A trip to the Chipping Ongar Castle and a local church and past possibly the most patriotic newsagent in the UK. A countryside walk to Greensted Church and a rest, then following the country roads to a disused station along this former disused railway.
Blake Hall station was allegedly built here as a condition imposed by the local Manor as a condition of selling the land to the railway. A charming idea, but railways had quite strong powers to force land to be sold to them, so it seems unlikely that they would need to agree to such a demand from the landowner.
Blake Hall also sounded incredibly familiar to me, until I realised that I was creating a mental portmanteau by linking two Miss Marple names – a character called Blake who dumped a dead body in Gossington Hall. Hence, Blake Hall.
Although the platform has vanished, the station building remains as a private home – and is now lived in by the owner of the railway itself. I was told by one volunteer that he is planning to have his own siding installed in the garden for his private use. Such are the perks of owning a railway!
Blake Hall is also next to a convenient road bridge over the railway, and as I arrived the distinctive smell of burning reassured me that steam trains were passing by. Except that it was a sign of a passing train, in the form of some of the undergrowth next to the track having caught fire.
A message sent to the railway, and a chat with a neighbour who wandered over to have a look later.
Eventually though, a steam train could be heard in the distance coming back from Ongar and irritatingly my video didn’t save properly so here is a photo instead.
Photo taken, carry on up to the main road to hopefully catch the twice-hourly bus that could take me back to North Weald. A bus driven by a guy who let out the most profound sigh of exasperation when I asked for a single to North Weald.
Now time to rejoin the diesel train that I had caught several hours earlier – except this time heading towards Epping. Nothing much, just a trip along a wooded track and then with a shudder a stop in the middle of the woodland. Normally an unexpected stop causes mutterings of annoyance at the delay, but this time it’s excitement as we reversed back to the station.
Finally, a chance to take a trip in the steam train!
Although the carriages are a motley collection of old commuter and intercity services, there was also a Pullman style first class carriage that just had to be tried out, even though my cardboard ticket stated Third Class only.
A couple of toots from the engine up front answered by a couple from the locomotive at the back and with a lurch we’re off back to Ongar.
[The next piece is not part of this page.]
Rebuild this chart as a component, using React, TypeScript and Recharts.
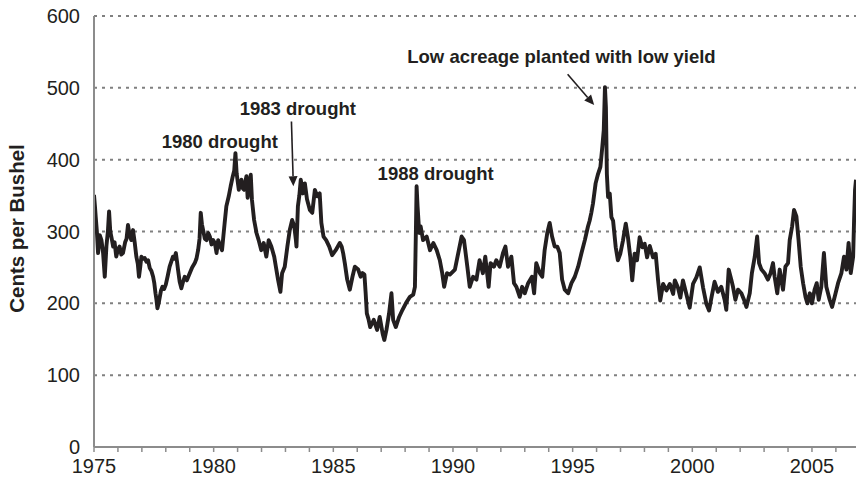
import React from 'react'
import {
  LineChart,
  Line,
  XAxis,
  YAxis,
  CartesianGrid,
  ReferenceLine,
  ReferenceDot
} from 'recharts'

// weekly-ish corn price readings, [year, cents per bushel]
const prices1975to1979: [number, number][] = [
  [1975.0, 351], [1975.04, 335], [1975.07, 321], [1975.12, 300], [1975.17, 270], [1975.24, 295],
  [1975.31, 288], [1975.38, 270], [1975.45, 237], [1975.52, 280], [1975.58, 300], [1975.63, 328],
  [1975.68, 300], [1975.74, 290], [1975.8, 279], [1975.86, 285], [1975.93, 265], [1976.0, 275],
  [1976.07, 279], [1976.14, 268], [1976.21, 270], [1976.3, 285], [1976.36, 290], [1976.42, 309],
  [1976.49, 295], [1976.56, 288], [1976.63, 302], [1976.7, 285], [1976.77, 265], [1976.83, 255],
  [1976.88, 237], [1976.93, 250], [1976.98, 265], [1977.05, 262], [1977.12, 263], [1977.19, 258],
  [1977.26, 260], [1977.33, 249], [1977.4, 245], [1977.47, 237], [1977.52, 228], [1977.57, 214],
  [1977.61, 205], [1977.65, 193], [1977.7, 200], [1977.75, 209], [1977.8, 218], [1977.86, 223],
  [1977.93, 220], [1978.0, 226], [1978.08, 238], [1978.16, 251], [1978.23, 258], [1978.3, 265],
  [1978.36, 262], [1978.42, 270], [1978.47, 258], [1978.51, 247], [1978.58, 230], [1978.65, 221],
  [1978.72, 230], [1978.79, 237], [1978.88, 232], [1979.0, 242], [1979.1, 250], [1979.21, 256],
  [1979.28, 262], [1979.35, 274], [1979.41, 290], [1979.46, 326], [1979.51, 310], [1979.56, 302],
  [1979.63, 290], [1979.7, 288], [1979.77, 298], [1979.84, 293], [1979.91, 282], [1979.98, 288]
]

const prices1980to1984: [number, number][] = [
  [1980.05, 284], [1980.12, 270], [1980.19, 288], [1980.27, 280], [1980.35, 274], [1980.41, 295],
  [1980.46, 312], [1980.53, 335], [1980.63, 349], [1980.71, 363], [1980.8, 377], [1980.86, 385],
  [1980.91, 409], [1980.96, 381], [1981.05, 358], [1981.1, 368], [1981.16, 372], [1981.22, 360],
  [1981.27, 358], [1981.33, 370], [1981.37, 377], [1981.42, 347], [1981.48, 362], [1981.55, 379],
  [1981.6, 344], [1981.69, 316], [1981.79, 298], [1981.88, 288], [1981.99, 274], [1982.09, 284],
  [1982.2, 265], [1982.3, 288], [1982.41, 279], [1982.53, 265], [1982.6, 251], [1982.69, 233],
  [1982.79, 216], [1982.86, 242], [1982.97, 251], [1983.08, 279], [1983.18, 302], [1983.28, 316],
  [1983.37, 307], [1983.43, 290], [1983.46, 279], [1983.52, 335], [1983.58, 350], [1983.64, 372],
  [1983.73, 353], [1983.81, 367], [1983.9, 345], [1984.02, 330], [1984.12, 326], [1984.23, 358],
  [1984.33, 349], [1984.43, 353], [1984.5, 312], [1984.59, 293], [1984.7, 288], [1984.83, 279],
  [1984.95, 267]
]

const prices1985to1989: [number, number][] = [
  [1985.1, 274], [1985.27, 284], [1985.35, 279], [1985.41, 270], [1985.48, 256], [1985.58, 233],
  [1985.69, 219], [1985.8, 237], [1985.9, 251], [1986.04, 247], [1986.14, 237], [1986.22, 242],
  [1986.3, 240], [1986.35, 215], [1986.4, 186], [1986.47, 178], [1986.54, 167], [1986.69, 177],
  [1986.83, 163], [1986.94, 181], [1987.06, 158], [1987.13, 149], [1987.22, 163], [1987.33, 186],
  [1987.43, 214], [1987.5, 177], [1987.61, 167], [1987.75, 181], [1987.89, 191], [1988.03, 200],
  [1988.2, 209], [1988.34, 212], [1988.41, 223], [1988.45, 300], [1988.48, 363], [1988.52, 335],
  [1988.59, 298], [1988.65, 307], [1988.75, 288], [1988.9, 293], [1989.04, 274], [1989.18, 284],
  [1989.32, 274], [1989.45, 260], [1989.55, 242], [1989.63, 223], [1989.75, 242], [1989.87, 240]
]

const prices1990to1994: [number, number][] = [
  [1990.08, 247], [1990.22, 270], [1990.36, 293], [1990.46, 288], [1990.6, 251], [1990.7, 223],
  [1990.84, 237], [1990.98, 233], [1991.11, 260], [1991.25, 242], [1991.35, 265], [1991.49, 223],
  [1991.57, 256], [1991.71, 251], [1991.81, 260], [1991.95, 251], [1992.09, 270], [1992.19, 279],
  [1992.3, 251], [1992.44, 265], [1992.55, 228], [1992.65, 223], [1992.79, 209], [1992.89, 223],
  [1993.0, 214], [1993.14, 228], [1993.3, 237], [1993.39, 214], [1993.48, 256], [1993.63, 242],
  [1993.73, 237], [1993.83, 274], [1993.94, 298], [1994.04, 312], [1994.14, 293], [1994.25, 279],
  [1994.36, 279], [1994.46, 270], [1994.56, 233], [1994.67, 219], [1994.81, 214], [1994.95, 228]
]

const prices1995to1999: [number, number][] = [
  [1995.09, 237], [1995.23, 251], [1995.37, 270], [1995.51, 288], [1995.64, 307], [1995.71, 315],
  [1995.78, 326], [1995.85, 339], [1995.96, 367], [1996.06, 380], [1996.16, 390], [1996.24, 418],
  [1996.3, 441], [1996.35, 501], [1996.39, 473], [1996.43, 380], [1996.48, 348], [1996.55, 353],
  [1996.62, 320], [1996.69, 315], [1996.8, 278], [1996.89, 260], [1996.99, 269], [1997.1, 287],
  [1997.22, 311], [1997.31, 292], [1997.41, 264], [1997.49, 232], [1997.59, 269], [1997.69, 260],
  [1997.8, 292], [1997.91, 278], [1998.01, 283], [1998.11, 264], [1998.22, 280], [1998.36, 264],
  [1998.47, 269], [1998.57, 232], [1998.66, 204], [1998.78, 227], [1998.92, 218], [1999.06, 227],
  [1999.2, 213], [1999.27, 232], [1999.4, 222], [1999.5, 208], [1999.61, 232], [1999.75, 213],
  [1999.89, 194]
]

const prices2000to2006: [number, number][] = [
  [2000.03, 227], [2000.17, 236], [2000.31, 250], [2000.45, 222], [2000.59, 199], [2000.7, 190],
  [2000.8, 208], [2000.93, 230], [2001.07, 216], [2001.21, 223], [2001.35, 205], [2001.42, 191],
  [2001.52, 247], [2001.63, 233], [2001.7, 223], [2001.8, 205], [2001.91, 219], [2002.05, 214],
  [2002.16, 205], [2002.26, 195], [2002.4, 214], [2002.49, 242], [2002.61, 265], [2002.71, 293],
  [2002.79, 256], [2002.89, 247], [2003.02, 242], [2003.16, 233], [2003.27, 242], [2003.37, 256],
  [2003.44, 237], [2003.55, 214], [2003.65, 247], [2003.79, 219], [2003.89, 251], [2004.0, 256],
  [2004.07, 288], [2004.17, 307], [2004.25, 330], [2004.35, 321], [2004.44, 288], [2004.53, 251],
  [2004.63, 228], [2004.73, 209], [2004.81, 200], [2004.91, 214], [2005.0, 200], [2005.11, 219],
  [2005.2, 228], [2005.28, 205], [2005.39, 223], [2005.5, 270], [2005.6, 223], [2005.74, 205],
  [2005.84, 195], [2005.95, 209], [2006.09, 228], [2006.23, 242], [2006.34, 265], [2006.44, 247],
  [2006.53, 284], [2006.62, 242], [2006.72, 265], [2006.76, 316], [2006.8, 358], [2006.84, 372]
]

const tickYears = [
  1975, 1976, 1977, 1978, 1979, 1980, 1981, 1982, 1983, 1984, 1985, 1986, 1987, 1988, 1989, 1990,
  1991, 1992, 1993, 1994, 1995, 1996, 1997, 1998, 1999, 2000, 2001, 2002, 2003, 2004, 2005, 2006
]
const yTicks = [0, 100, 200, 300, 400, 500, 600]

// text annotations: [year, cents] of the text start / baseline
const notes: { text: string; t: number; v: number }[] = [
  { text: '1980 drought', t: 1977.83, v: 416 },
  { text: '1983 drought', t: 1981.09, v: 462 },
  { text: '1988 drought', t: 1986.85, v: 371 },
  { text: 'Low acreage planted with low yield', t: 1988.09, v: 535 }
]

// arrows: from -> tip
const arrows: { from: [number, number]; to: [number, number] }[] = [
  { from: [1983.25, 453], to: [1983.33, 363] },
  { from: [1994.79, 519], to: [1995.9, 476] }
]

const data = [
  ...prices1975to1979,
  ...prices1980to1984,
  ...prices1985to1989,
  ...prices1990to1994,
  ...prices1995to1999,
  ...prices2000to2006
].map(([t, v]) => ({ t, v }))

const INK = '#231f20'
const FONT = '"Liberation Sans", Arial, Helvetica, sans-serif'

const Arrow = (props: any) => {
  const { x1, y1, x2, y2 } = props
  const dx = x2 - x1
  const dy = y2 - y1
  const len = Math.sqrt(dx * dx + dy * dy) || 1
  const ux = dx / len
  const uy = dy / len
  const head = 10
  const half = 4.5
  const bx = x2 - ux * head
  const by = y2 - uy * head
  return (
    <g>
      <line x1={x1} y1={y1} x2={bx} y2={by} stroke={INK} strokeWidth={1.6} />
      <polygon
        points={`${x2},${y2} ${bx - uy * half},${by + ux * half} ${bx + uy * half},${by - ux * half}`}
        fill={INK}
      />
    </g>
  )
}

export default function App() {
  return (
    <div style={{ position: 'absolute', left: 0, top: 0, width: 856, height: 480, background: '#fff' }}>
      <LineChart width={856} height={480} data={data} margin={{ top: 16, right: 0, left: 0, bottom: 3 }}>
        <CartesianGrid vertical={false} stroke="#808080" strokeWidth={2} strokeDasharray="3 5" />
        <XAxis
          type="number"
          dataKey="t"
          domain={[1975, 2006.84]}
          allowDataOverflow
          ticks={tickYears}
          interval={0}
          height={30}
          tickSize={5}
          tickMargin={7}
          tickFormatter={(v: number) => (v % 5 === 0 ? String(v) : '')}
          axisLine={{ stroke: '#8c8c8c', strokeWidth: 2 }}
          tickLine={{ stroke: '#8c8c8c', strokeWidth: 1.5 }}
          tick={{ fill: INK, fontSize: 20, fontFamily: FONT }}
        />
        <YAxis
          domain={[0, 600]}
          ticks={yTicks}
          interval={0}
          width={94}
          tickLine={false}
          tickSize={0}
          tickMargin={14}
          axisLine={{ stroke: '#8c8c8c', strokeWidth: 2 }}
          tick={{ fill: INK, fontSize: 20, fontFamily: FONT }}
          label={{
            content: ({ viewBox }: any) => (
              <text
                transform={`translate(${viewBox.x + 24},${viewBox.y + viewBox.height / 2 - 3}) rotate(-90)`}
                textAnchor="middle"
                fill={INK}
                fontSize={20.5}
                fontWeight="bold"
                fontFamily={FONT}
              >
                Cents per Bushel
              </text>
            )
          }}
        />
        <Line
          type="linear"
          dataKey="v"
          stroke={INK}
          strokeWidth={3.9}
          strokeLinejoin="round"
          dot={false}
          activeDot={false}
          isAnimationActive={false}
        />
        {arrows.map((a, i) => (
          <ReferenceLine
            key={`arrow-${i}`}
            segment={[
              { x: a.from[0], y: a.from[1] },
              { x: a.to[0], y: a.to[1] }
            ]}
            shape={(p: any) => <Arrow {...p} />}
          />
        ))}
        {notes.map((n, i) => (
          <ReferenceDot
            key={`note-${i}`}
            x={n.t}
            y={n.v}
            shape={(p: any) => (
              <text x={p.cx} y={p.cy} fill={INK} fontSize={18.5} fontWeight="bold" fontFamily={FONT}>
                {n.text}
              </text>
            )}
          />
        ))}
      </LineChart>
    </div>
  )
}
In fact, apart from the occasional whiff of flinty smoke and the distinctive chug-chug of the engine, there is nothing inherently distinctive about sitting in a carriage pulled by a steam train.
They are a lot more fun to watch from the sidelines – but of course, you can’t watch them from the sidelines unless people pay to ride in the carriages.
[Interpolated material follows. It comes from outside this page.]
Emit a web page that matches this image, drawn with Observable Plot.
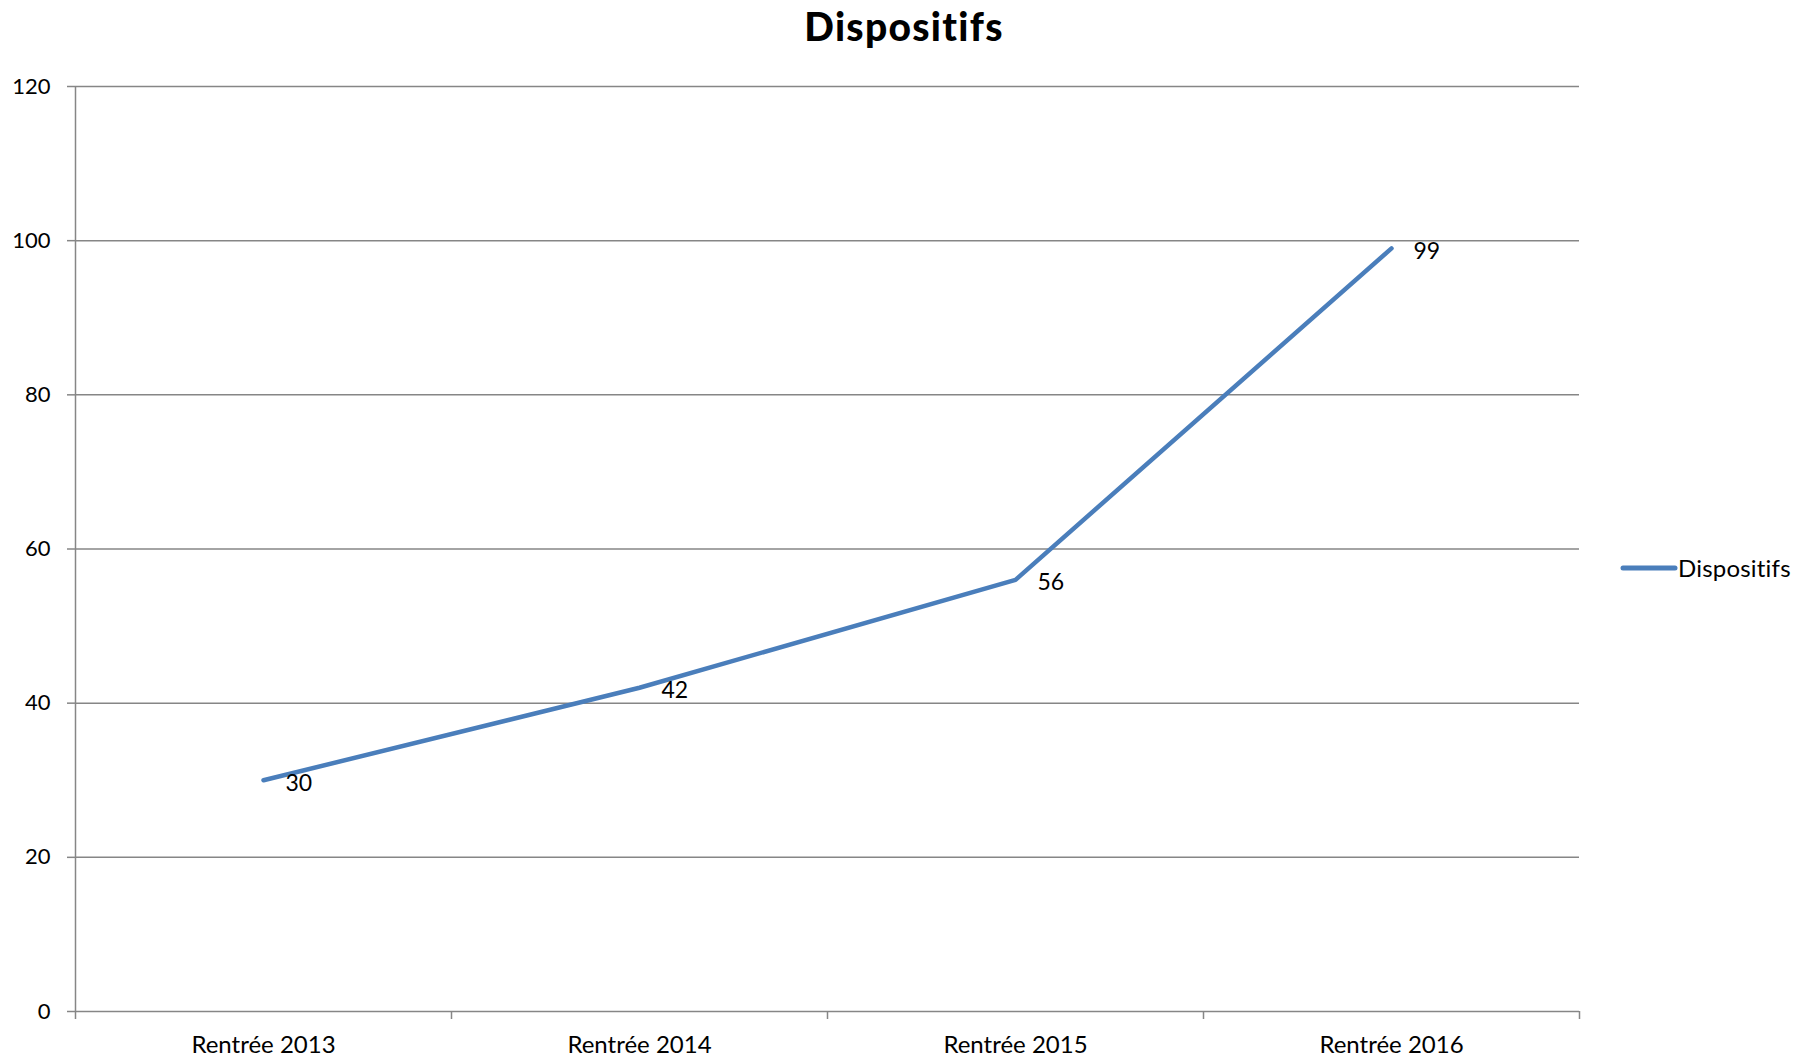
<!DOCTYPE html>
<html><head><meta charset="utf-8">
<script src="https://cdn.jsdelivr.net/npm/d3@7"></script>
<script src="https://cdn.jsdelivr.net/npm/@observablehq/plot@0.6"></script>
<style>
body{margin:0;background:#fff;font-family:Lato,"Open Sans",sans-serif;}
#wrap{position:relative;width:1808px;height:1059px;}
#title{position:absolute;left:0;top:0;width:1808px;height:52px;line-height:52px;text-align:center;font-weight:900;font-size:39px;letter-spacing:1.3px;color:#000;}
#chart{position:absolute;left:0;top:50px;}
#legend{position:absolute;left:1620px;top:553px;display:flex;align-items:center;font-size:24px;letter-spacing:0.2px;color:#000;}
</style></head>
<body><div id="wrap"><div id="title">Dispositifs</div><div id="chart"></div>
<div id="legend"><svg width="58" height="28"><line x1="3" y1="14" x2="55" y2="14" stroke="#4a7ebb" stroke-width="5" stroke-linecap="round"/></svg><span id="legtext"></span></div></div>
<script>
const categories = ["Rentrée 2013", "Rentrée 2014", "Rentrée 2015", "Rentrée 2016"];
const values = [30, 42, 56, 99];
const seriesName = "Dispositifs";
const yTicks = [0, 20, 40, 60, 80, 100, 120];

document.getElementById("legtext").textContent = seriesName;
const data = categories.map((c, i) => ({cat: c, pos: i + 0.5, value: values[i]}));
const centers = categories.map((c, i) => i + 0.5);
const bounds = d3.range(categories.length + 1);

const chart = Plot.plot({
  width: 1808,
  height: 1009,
  marginTop: 36,
  marginBottom: 48,
  marginLeft: 75,
  marginRight: 229,
  style: {fontFamily: "Lato, 'Open Sans', sans-serif", fontSize: "22px", color: "#000", background: "#fff"},
  x: {domain: [0, categories.length], axis: null},
  y: {domain: [0, 120], axis: null},
  marks: [
    Plot.ruleY(yTicks, {stroke: "#868686", strokeWidth: 1.5}),
    Plot.ruleX([0], {stroke: "#868686", strokeWidth: 1.5}),
    Plot.axisY({ticks: yTicks, tickSize: 8, tickPadding: 17, stroke: "#868686", strokeWidth: 1.5, label: null, fontSize: 22, fill: "#000"}),
    Plot.axisX({ticks: bounds, tickSize: 8, tickFormat: () => "", stroke: "#868686", strokeWidth: 1.5, label: null}),
    Plot.axisX({ticks: centers, tickSize: 0, tickPadding: 24, tickFormat: (d) => categories[Math.round(d - 0.5)], label: null, fontSize: 24, fill: "#000", style: {letterSpacing: "0.3px"}}),
    Plot.line(data, {x: "pos", y: "value", stroke: "#4a7ebb", strokeWidth: 4.5, strokeLinecap: "round", strokeLinejoin: "round"}),
    Plot.text(data, {x: "pos", y: "value", text: (d) => String(d.value), dx: 22, dy: 3, textAnchor: "start", fontSize: 23, fill: "#000"})
  ]
});
document.getElementById("chart").appendChild(chart);
</script></body></html>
Having got to Ongar, a short wait to refill the water, from a collection of plastic water containers – presumably, the water supply isn’t permanent yet. Some new passengers embarked, others left to explore the town – and some stayed on back to return a few minutes later.
The heritage bus back to Epping was pulling out as I arrived, so faced with a 30-minute wait, or a 40-minute walk, I walked back to Epping, which is a quite enjoyable countryside walk.
Ok – my plans went slightly awry thanks to the earlier train mishap so my day was an hour or so longer than expected and involved a walk back to Epping (by choice), but it was a damn fine day out. Steam trains, a castle, country walks and ancient churches – what more could I have asked for.
Well, maybe a bit less heat from the blazing sun.
The resumption of steam services on the line also excited the locals and every single person I stopped to talk to when out wandering around town asked if I had come up for the train service, and were suitably happy by the news of its arrival.
The service now runs every weekend with unlimited travel costing £13 per adult.
Eventually, they hope to restore the railway back to Epping station and replace the shuttle bus with steam all along the line. I’ll be back for that, if not sooner.
Unsurprisingly, Diamond Geezer took a trip as well, on Sunday.